= TASK DETAILS =
Write out exactly the lines of the entries below from the one holding "Write the HTML code for this interface." to the one holding "10 Ranking Positions)</text>", inclusive, and leave out all other lines.

= RECORDS PROVIDED =
** begin **

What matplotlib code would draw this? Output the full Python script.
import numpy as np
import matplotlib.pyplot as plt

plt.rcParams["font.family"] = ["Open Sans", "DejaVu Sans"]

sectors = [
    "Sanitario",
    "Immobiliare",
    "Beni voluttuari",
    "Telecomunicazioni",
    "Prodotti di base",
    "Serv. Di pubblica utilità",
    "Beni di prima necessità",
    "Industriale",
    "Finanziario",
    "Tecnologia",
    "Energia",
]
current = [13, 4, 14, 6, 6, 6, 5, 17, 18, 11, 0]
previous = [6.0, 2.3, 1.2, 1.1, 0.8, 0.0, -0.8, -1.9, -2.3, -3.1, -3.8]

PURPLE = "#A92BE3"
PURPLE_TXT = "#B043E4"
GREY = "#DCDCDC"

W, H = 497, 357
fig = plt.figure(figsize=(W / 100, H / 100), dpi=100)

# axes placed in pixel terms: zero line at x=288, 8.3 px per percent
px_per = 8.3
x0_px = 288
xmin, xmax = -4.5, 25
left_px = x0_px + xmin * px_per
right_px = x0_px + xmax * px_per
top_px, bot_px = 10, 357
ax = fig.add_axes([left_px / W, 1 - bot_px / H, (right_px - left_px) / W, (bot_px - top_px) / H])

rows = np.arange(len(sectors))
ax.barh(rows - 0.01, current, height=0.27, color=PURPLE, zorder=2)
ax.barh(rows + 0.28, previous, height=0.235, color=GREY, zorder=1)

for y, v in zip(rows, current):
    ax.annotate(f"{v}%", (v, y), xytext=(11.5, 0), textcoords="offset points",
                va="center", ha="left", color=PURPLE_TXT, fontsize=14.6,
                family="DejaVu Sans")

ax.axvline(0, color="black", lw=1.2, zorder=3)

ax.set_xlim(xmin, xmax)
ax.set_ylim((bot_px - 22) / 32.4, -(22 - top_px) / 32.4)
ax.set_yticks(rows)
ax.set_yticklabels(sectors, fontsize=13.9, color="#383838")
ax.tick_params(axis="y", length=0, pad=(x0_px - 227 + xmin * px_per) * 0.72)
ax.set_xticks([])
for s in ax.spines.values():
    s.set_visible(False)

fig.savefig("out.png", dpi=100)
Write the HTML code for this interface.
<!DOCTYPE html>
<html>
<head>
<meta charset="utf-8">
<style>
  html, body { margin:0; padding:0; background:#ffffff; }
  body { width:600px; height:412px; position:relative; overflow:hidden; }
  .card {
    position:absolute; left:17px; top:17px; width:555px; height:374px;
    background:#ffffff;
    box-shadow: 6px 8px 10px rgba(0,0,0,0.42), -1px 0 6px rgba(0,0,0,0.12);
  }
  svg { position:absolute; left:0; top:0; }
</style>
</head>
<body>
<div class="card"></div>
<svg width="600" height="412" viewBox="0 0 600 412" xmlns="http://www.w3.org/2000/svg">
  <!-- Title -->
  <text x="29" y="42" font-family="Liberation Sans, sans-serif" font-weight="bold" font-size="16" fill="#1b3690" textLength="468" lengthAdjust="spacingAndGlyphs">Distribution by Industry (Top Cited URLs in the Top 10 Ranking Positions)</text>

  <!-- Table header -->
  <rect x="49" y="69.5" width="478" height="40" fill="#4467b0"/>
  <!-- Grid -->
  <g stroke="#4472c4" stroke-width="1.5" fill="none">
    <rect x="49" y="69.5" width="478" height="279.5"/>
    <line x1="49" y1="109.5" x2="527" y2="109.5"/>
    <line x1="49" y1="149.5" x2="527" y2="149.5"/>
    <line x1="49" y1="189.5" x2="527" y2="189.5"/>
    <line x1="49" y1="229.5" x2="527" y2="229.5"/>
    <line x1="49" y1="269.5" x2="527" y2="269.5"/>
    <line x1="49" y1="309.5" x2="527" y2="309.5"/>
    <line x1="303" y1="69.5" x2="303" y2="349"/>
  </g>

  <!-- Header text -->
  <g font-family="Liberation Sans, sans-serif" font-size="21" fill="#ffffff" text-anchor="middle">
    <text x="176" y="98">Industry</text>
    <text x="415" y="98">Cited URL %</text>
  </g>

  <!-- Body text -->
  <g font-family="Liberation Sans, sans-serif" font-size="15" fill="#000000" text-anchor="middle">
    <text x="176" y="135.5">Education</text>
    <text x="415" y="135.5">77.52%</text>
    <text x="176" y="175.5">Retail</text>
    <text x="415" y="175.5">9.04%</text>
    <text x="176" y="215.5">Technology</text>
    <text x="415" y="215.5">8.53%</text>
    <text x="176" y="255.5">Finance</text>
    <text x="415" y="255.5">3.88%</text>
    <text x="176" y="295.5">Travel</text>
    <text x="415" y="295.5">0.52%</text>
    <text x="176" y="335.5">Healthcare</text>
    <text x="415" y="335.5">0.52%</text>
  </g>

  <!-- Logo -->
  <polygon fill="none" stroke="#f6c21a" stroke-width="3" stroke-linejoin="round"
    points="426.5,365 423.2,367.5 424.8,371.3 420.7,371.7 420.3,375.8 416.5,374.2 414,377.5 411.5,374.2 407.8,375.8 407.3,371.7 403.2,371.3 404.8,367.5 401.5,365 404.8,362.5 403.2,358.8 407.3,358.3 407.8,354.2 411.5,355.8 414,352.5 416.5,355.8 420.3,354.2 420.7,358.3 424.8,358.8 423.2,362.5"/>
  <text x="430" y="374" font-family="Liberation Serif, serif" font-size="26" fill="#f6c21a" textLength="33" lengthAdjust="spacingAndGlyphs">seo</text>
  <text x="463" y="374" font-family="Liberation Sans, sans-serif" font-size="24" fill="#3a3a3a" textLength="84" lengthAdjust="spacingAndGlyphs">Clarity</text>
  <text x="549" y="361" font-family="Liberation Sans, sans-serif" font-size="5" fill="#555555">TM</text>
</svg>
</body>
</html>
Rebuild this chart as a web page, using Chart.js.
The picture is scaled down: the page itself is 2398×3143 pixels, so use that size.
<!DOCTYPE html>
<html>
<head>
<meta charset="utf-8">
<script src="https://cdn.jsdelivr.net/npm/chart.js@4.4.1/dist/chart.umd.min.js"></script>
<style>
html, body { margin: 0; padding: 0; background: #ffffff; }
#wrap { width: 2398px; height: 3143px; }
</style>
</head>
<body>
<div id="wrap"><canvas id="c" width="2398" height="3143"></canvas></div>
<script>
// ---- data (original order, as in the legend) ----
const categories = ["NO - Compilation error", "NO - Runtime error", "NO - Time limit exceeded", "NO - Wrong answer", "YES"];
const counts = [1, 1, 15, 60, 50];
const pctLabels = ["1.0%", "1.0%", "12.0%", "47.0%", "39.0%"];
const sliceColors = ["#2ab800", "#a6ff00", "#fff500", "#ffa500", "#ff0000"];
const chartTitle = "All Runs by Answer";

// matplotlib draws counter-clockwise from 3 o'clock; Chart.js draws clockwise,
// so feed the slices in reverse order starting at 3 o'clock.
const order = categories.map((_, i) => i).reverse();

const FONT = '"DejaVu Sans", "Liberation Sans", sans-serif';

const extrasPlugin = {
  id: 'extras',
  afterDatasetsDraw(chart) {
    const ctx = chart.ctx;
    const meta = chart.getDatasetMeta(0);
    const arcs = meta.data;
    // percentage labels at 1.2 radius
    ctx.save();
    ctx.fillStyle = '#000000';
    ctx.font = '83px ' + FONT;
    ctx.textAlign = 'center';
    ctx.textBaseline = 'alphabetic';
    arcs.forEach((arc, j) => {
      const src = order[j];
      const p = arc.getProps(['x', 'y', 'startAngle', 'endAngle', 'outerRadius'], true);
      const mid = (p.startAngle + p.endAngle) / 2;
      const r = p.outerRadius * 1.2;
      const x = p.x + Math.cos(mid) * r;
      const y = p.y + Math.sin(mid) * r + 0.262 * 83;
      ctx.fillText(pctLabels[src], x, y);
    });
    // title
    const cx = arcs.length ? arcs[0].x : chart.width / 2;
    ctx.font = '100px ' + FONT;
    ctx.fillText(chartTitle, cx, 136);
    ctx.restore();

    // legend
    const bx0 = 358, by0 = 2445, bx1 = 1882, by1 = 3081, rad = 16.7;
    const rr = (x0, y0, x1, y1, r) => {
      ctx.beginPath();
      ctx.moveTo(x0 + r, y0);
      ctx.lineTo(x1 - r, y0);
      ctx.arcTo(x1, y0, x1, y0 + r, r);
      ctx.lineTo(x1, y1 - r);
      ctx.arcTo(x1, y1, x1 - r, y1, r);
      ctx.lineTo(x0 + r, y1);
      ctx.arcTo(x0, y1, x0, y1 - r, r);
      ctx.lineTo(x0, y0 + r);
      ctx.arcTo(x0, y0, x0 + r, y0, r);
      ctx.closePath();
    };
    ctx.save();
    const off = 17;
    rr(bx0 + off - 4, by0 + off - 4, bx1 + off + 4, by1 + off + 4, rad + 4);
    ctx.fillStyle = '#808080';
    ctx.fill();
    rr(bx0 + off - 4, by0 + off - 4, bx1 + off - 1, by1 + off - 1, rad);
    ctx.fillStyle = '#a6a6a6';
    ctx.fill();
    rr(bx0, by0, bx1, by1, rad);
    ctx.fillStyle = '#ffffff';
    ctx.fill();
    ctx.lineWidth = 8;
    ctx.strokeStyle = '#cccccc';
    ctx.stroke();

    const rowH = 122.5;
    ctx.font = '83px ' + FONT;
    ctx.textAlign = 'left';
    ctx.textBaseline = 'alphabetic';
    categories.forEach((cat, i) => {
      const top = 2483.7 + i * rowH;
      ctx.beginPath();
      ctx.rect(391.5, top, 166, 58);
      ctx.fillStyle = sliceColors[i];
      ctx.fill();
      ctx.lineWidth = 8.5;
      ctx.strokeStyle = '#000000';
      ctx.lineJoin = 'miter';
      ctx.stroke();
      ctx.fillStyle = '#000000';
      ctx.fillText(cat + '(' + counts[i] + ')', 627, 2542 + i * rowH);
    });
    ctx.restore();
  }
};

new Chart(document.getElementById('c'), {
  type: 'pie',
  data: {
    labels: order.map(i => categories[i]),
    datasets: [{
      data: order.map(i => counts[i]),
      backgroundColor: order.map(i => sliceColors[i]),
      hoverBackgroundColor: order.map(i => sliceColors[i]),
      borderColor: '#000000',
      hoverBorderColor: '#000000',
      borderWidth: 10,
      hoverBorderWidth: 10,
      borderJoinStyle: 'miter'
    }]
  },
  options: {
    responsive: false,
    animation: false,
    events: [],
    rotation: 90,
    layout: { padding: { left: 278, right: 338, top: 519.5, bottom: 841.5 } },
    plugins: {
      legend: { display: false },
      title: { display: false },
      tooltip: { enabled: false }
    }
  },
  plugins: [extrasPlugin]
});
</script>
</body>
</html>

** end **

= TASK ANSWER =
Write the HTML code for this interface.
<!DOCTYPE html>
<html>
<head>
<meta charset="utf-8">
<style>
  html, body { margin:0; padding:0; background:#ffffff; }
  body { width:600px; height:412px; position:relative; overflow:hidden; }
  .card {
    position:absolute; left:17px; top:17px; width:555px; height:374px;
    background:#ffffff;
    box-shadow: 6px 8px 10px rgba(0,0,0,0.42), -1px 0 6px rgba(0,0,0,0.12);
  }
  svg { position:absolute; left:0; top:0; }
</style>
</head>
<body>
<div class="card"></div>
<svg width="600" height="412" viewBox="0 0 600 412" xmlns="http://www.w3.org/2000/svg">
  <!-- Title -->
  <text x="29" y="42" font-family="Liberation Sans, sans-serif" font-weight="bold" font-size="16" fill="#1b3690" textLength="468" lengthAdjust="spacingAndGlyphs">Distribution by Industry (Top Cited URLs in the Top 10 Ranking Positions)</text>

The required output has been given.